Originally Posted by Fiestabeth View Post
Reviving this thread because dd (23mos) totally cracked us up the other day. Dh and I had barely just woken up and were laying in bed. We hear this little voice from the side of the bed, "Da kitty pooped, Mommy."

Now, dd sometimes pretends that her dolls and stuffed animals poop, and we have to change their diapers. So I turn to look at her and realize she's not holding a stuffed kitty. I look at her suspiciously, "Are YOU the kitty?"

Her response: "Meow."



OH that is so cute!!
 
#183 ·
Quote:

Originally Posted by fiddledebi View Post
Here was our dinner conversation the other night:

DD2, age 1: YYYEEEEEEAAAAAWWWWWWWWWWW!!!
DH: Hey, Little Shmoo. Come on, stop screaming. Pterodactyls are extinct!
DD1, age 4: Yeah, Shmoo! Pterodactyls STINK!!!

And then, in the bathroom:

DD1, age 4: Mommy, you have hair on your vulva.
Me: Yes, that happens to girls when they grow up and become women.
DD1: Will I get hair there?
Me: Yep.
DD1: Will it be brown like yours?
Me: Probably.
DD1: Is every woman's vulva hair brown?
Me: No, some women's vulva hair is blond, or red, or black.
DD1: Oooh, Mommy, I know...I want mine to be pink!


Now that is cute!!
 
#184 ·
Quote:

Originally Posted by cdmaze View Post
My dd (2 and a half) is starting to pick up what we say too much (our fault- not hers).

She's started to say crap quite a bit. Like "ah mommy- theres crap in my bed", or "Mommy- my ponys has to crap now"

The funniest thing is my 5 yo son- he started putting his thumb in his mouth and then blowing hard to fill up his cheek, thus popping out his thumb. He was doing this so much, I was starting to worry it was a tick or something. I'd ask him why he was doing it and he'd sort of shrug.

Finally, I saw him doing it when dh was around- and I pointed it out. "See! He's doing it again!"

Dh shook his head and laughed a little. "Hey bud--- what are you doing?"

"Remember dad? Remember when I hit the tree when I was sledding?" Ds asked.

Well, DH burst out laughing. Last winter, ds was sledding down our hill and ran into a tree- hurting his groin pretty bad for the first time. Apparently Dh told him to blow on his thumb like this to "pop his nuts back out".

"Dad, " ds continues "I'm just poppin my nuts."

Great.

OMGGGGGGGGGGG
 
#187 ·
This is always a classic but much funnier when your children say it.

Auntie: Carson, say Grace.

ds: Grace



Ds who had something in his pants that was itching him: Mommy, one of the kids in school put hair in my butt



DS - mommy when I am old enough to drive and you are three years old then I will drive and you will sit in my carseat.
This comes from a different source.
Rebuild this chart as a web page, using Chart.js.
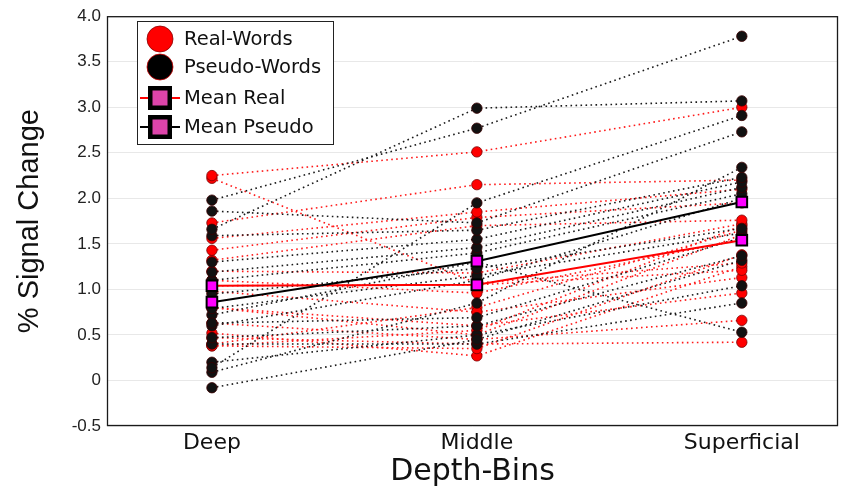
<!DOCTYPE html>
<html>
<head>
<meta charset="utf-8">
<script src="https://cdn.jsdelivr.net/npm/chart.js@4"></script>
<style>
html,body{margin:0;padding:0;background:#fff;}
#wrap{width:841px;height:490px;}
</style>
</head>
<body>
<div id="wrap"><canvas id="c" width="841" height="490"></canvas></div>
<script>
const categories = ['Deep', 'Middle', 'Superficial'];
const yTicks = [-0.5, 0, 0.5, 1.0, 1.5, 2.0, 2.5, 3.0, 3.5, 4.0];

// each row = one subject: [Deep, Middle, Superficial]
const realWords = [
  [2.25, 2.51, 3.00],
  [2.22, 1.07, 1.29],
  [1.73, 2.15, 2.20],
  [1.56, 1.85, 2.10],
  [1.43, 1.79, 1.95],
  [1.32, 1.70, 1.76],
  [1.20, 1.18, 1.72],
  [1.10, 0.96, 1.55],
  [1.04, 1.05, 1.21],
  [0.98, 0.75, 1.13],
  [0.80, 0.60, 0.96],
  [0.80, 0.50, 1.60],
  [0.63, 0.45, 0.66],
  [0.47, 0.40, 0.42],
  [0.38, 0.35, 1.38],
  [0.52, 0.27, 1.25],
  [0.40, 0.80, 1.65],
  [0.38, 0.55, 1.70]
];
const pseudoWords = [
  [1.66, 2.99, 3.07],
  [1.98, 2.77, 3.78],
  [0.14, 1.95, 2.91],
  [1.86, 1.73, 2.73],
  [0.09, 0.85, 2.34],
  [1.59, 1.65, 2.23],
  [1.30, 1.55, 2.18],
  [1.19, 1.46, 2.12],
  [1.10, 1.40, 2.05],
  [0.95, 1.23, 1.67],
  [0.79, 1.15, 1.62],
  [0.63, 0.69, 1.57],
  [0.47, 0.60, 1.37],
  [-0.08, 0.45, 1.32],
  [0.20, 0.50, 1.04],
  [0.40, 0.40, 0.85],
  [0.72, 1.30, 0.53],
  [0.60, 1.10, 2.00]
];
const meanReal = [1.04, 1.05, 1.54];
const meanPseudo = [0.86, 1.31, 1.96];

const legendItems = ['Real-Words', 'Pseudo-Words', 'Mean Real', 'Mean Pseudo'];

function toXY(vals) { return vals.map((v, i) => ({ x: i + 1, y: v })); }

const datasets = [];
realWords.forEach(s => datasets.push({
  data: toXY(s), borderColor: '#ff1a1a', borderWidth: 1.6, borderDash: [1.6, 3.4],
  pointRadius: 5.2, pointBackgroundColor: '#ff0000', pointBorderColor: '#7a0000', pointBorderWidth: 0.8,
  order: 3, tension: 0
}));
pseudoWords.forEach(s => datasets.push({
  data: toXY(s), borderColor: '#1a1a1a', borderWidth: 1.6, borderDash: [1.6, 3.4],
  pointRadius: 5.2, pointBackgroundColor: '#111111', pointBorderColor: '#3a0000', pointBorderWidth: 0.8,
  order: 2, tension: 0
}));
datasets.push({
  data: toXY(meanReal), borderColor: '#ff0000', borderWidth: 2,
  pointStyle: 'rect', pointRadius: 7.5, pointBackgroundColor: '#ff00ff', pointBorderColor: '#000', pointBorderWidth: 2,
  order: 1
});
datasets.push({
  data: toXY(meanPseudo), borderColor: '#000000', borderWidth: 2,
  pointStyle: 'rect', pointRadius: 7.5, pointBackgroundColor: '#ff00ff', pointBorderColor: '#000', pointBorderWidth: 2,
  order: 0
});

const boxAndLegend = {
  id: 'boxAndLegend',
  afterDraw(chart) {
    const ctx = chart.ctx, a = chart.chartArea;
    ctx.save();
    ctx.strokeStyle = '#1a1a1a';
    ctx.lineWidth = 1.3;
    ctx.strokeRect(a.left + 0.5, a.top + 0.5, a.right - a.left - 1, a.bottom - a.top - 1);
    // legend
    const lx = 137, ly = 21, lw = 196, lh = 123;
    ctx.fillStyle = '#fff';
    ctx.fillRect(lx, ly, lw, lh);
    ctx.strokeStyle = '#222';
    ctx.lineWidth = 1;
    ctx.strokeRect(lx + 0.5, ly + 0.5, lw, lh);
    const rows = [39, 67, 98, 127];
    const sx = 160;
    ctx.beginPath(); ctx.arc(sx, rows[0], 13, 0, Math.PI * 2);
    ctx.fillStyle = '#ff0000'; ctx.fill(); ctx.strokeStyle = '#8a0000'; ctx.lineWidth = 0.8; ctx.stroke();
    ctx.beginPath(); ctx.arc(sx, rows[1], 13, 0, Math.PI * 2);
    ctx.fillStyle = '#000'; ctx.fill(); ctx.strokeStyle = '#cc0000'; ctx.lineWidth = 0.8; ctx.stroke();
    [[rows[2], '#ff0000'], [rows[3], '#000000']].forEach(([y, c]) => {
      ctx.beginPath(); ctx.moveTo(140, y); ctx.lineTo(180, y);
      ctx.strokeStyle = c; ctx.lineWidth = 2; ctx.stroke();
      ctx.fillStyle = '#000'; ctx.fillRect(sx - 12, y - 12, 24, 24);
      ctx.fillStyle = '#dd44aa'; ctx.fillRect(sx - 7.5, y - 7.5, 15, 15);
    });
    ctx.fillStyle = '#111';
    ctx.font = '19.5px "DejaVu Sans"';
    ctx.textBaseline = 'middle';
    ctx.textAlign = 'left';
    legendItems.forEach((t, i) => ctx.fillText(t, 184, rows[i] + 1));
    ctx.restore();
  }
};

new Chart(document.getElementById('c'), {
  type: 'line',
  data: { datasets },
  options: {
    responsive: false,
    animation: false,
    devicePixelRatio: 1,
    layout: { autoPadding: false, padding: { left: 0, right: 3, top: 16, bottom: 0 } },
    plugins: { legend: { display: false }, tooltip: { enabled: false } },
    scales: {
      x: {
        type: 'linear', min: 0.604, max: 3.363,
        afterBuildTicks: s => { s.ticks = categories.map((c, i) => ({ value: i + 1 })); },
        afterFit: s => { s.height = 64; s.paddingLeft = 0; s.paddingRight = 0; },
        grid: { display: false, drawTicks: false },
        border: { display: false },
        ticks: {
          padding: 4, color: '#111', font: { family: 'DejaVu Sans', size: 22 },
          callback: v => categories[v - 1] || ''
        },
        title: { display: true, text: 'Depth-Bins', color: '#111', font: { family: 'DejaVu Sans', size: 30 }, padding: { top: 0, bottom: 0 } }
      },
      y: {
        min: -0.5, max: 4.0,
        afterBuildTicks: s => { s.ticks = yTicks.map(v => ({ value: v })); },
        afterFit: s => { s.width = 107; },
        grid: { color: '#e8e8e8', drawTicks: false, lineWidth: 1 },
        border: { display: false },
        ticks: {
          padding: 6, color: '#222', font: { family: 'Liberation Sans', size: 17 },
          callback: v => v === 0 ? '0' : v.toFixed(1)
        },
        title: { display: true, text: '% Signal Change', color: '#111', font: { family: 'Liberation Sans', size: 29 }, padding: { top: 13, bottom: 0 } }
      }
    }
  },
  plugins: [boxAndLegend]
});
</script>
</body>
</html>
And more sweet than funny while we are laying in bed:
DS - Mommy, we're best friends forever...
 
#188 ·
Quote:

Originally Posted by Fiestabeth View Post
Reviving this thread because dd (23mos) totally cracked us up the other day. Dh and I had barely just woken up and were laying in bed. We hear this little voice from the side of the bed, "Da kitty pooped, Mommy."

Now, dd sometimes pretends that her dolls and stuffed animals poop, and we have to change their diapers. So I turn to look at her and realize she's not holding a stuffed kitty. I look at her suspiciously, "Are YOU the kitty?"

Her response: "Meow."



Thats awesome!!!
 
#190 ·
Dd: What day is today?
Me: Thanksgiving
dd: No, what day of the week is it?
me: Thursday.
dd: Thursday?!!! D*MMIT!!!

and also today -
Dd, age 4.5 has been naked all day. I am really, really, wanting to go out to park, or to the backyard, or anywhere, and she just refuses to get dressed. A few minutes ago I thought I'd try again, and she said, "No, there's a butt show coming on PBS Kids."
 
#191 ·
Yesterday, after DD (3 years old) walked in on Daddy going potty, she ran back and excitedly told me, "MOMMY!! Daddy wasn't sitting down on the potty, he was standing up and he pulled his pee pee out!"
:

I don't think she had ever seen DH stand to use the bathroom before (in memory, at least)...the whole thing had me just cracking up, the way she was so excited and incredulous about it!